When I was growing up on the farm, my father always said in order to have a good crop the corn should be knee high by the 4th of July. In the past decade the corn has usually been nearly shoulder high by the fourth. This year, however, most corn, if above ground, is only a few inches tall. 

 

Credit Dan Kenney
Corn is just coming up this late in the season in some flooded areas.

Thousands of acres in DeKalb County are not even planted and have not even been tilled. 

 

This unusual weather has more people thinking about climate change. 

According to the International Panel on Climate Change, current warming trends could cut global crop yields 2-to-6% every decade going forward.
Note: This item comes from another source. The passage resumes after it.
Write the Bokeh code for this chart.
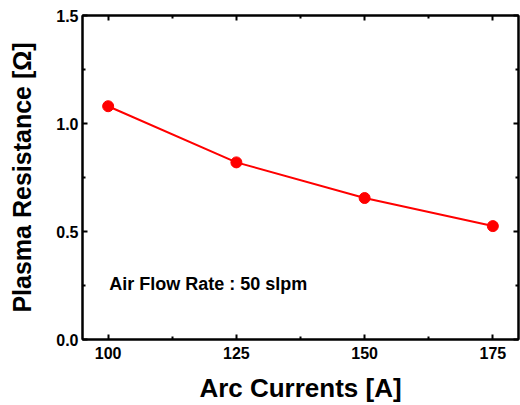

This means millions of acres of farmland disappearing worldwide every ten years. At the same time, global population is increasing. Food prices could double by 2050. Conflicts over food resources could escalate. 

My father was born in 1908. He started farming with horses and did not have electricity. He forecasted weather by watching the sky. It was a time when the weather cycles had some normalcy. You could have wet spells and dry periods, but you could usually count on certain patterns continuing. 

Growing food under normal conditions is hard. To grow food in changing unpredictable conditions is much harder, and in some cases impossible. 

When you see a farmer be sure to offer a kind word. It is a frightening time to have your livelihood dependent upon a changing climate that is leading us down an unexplored path. 

 

I'm Dan Kenneyand that's my perspective.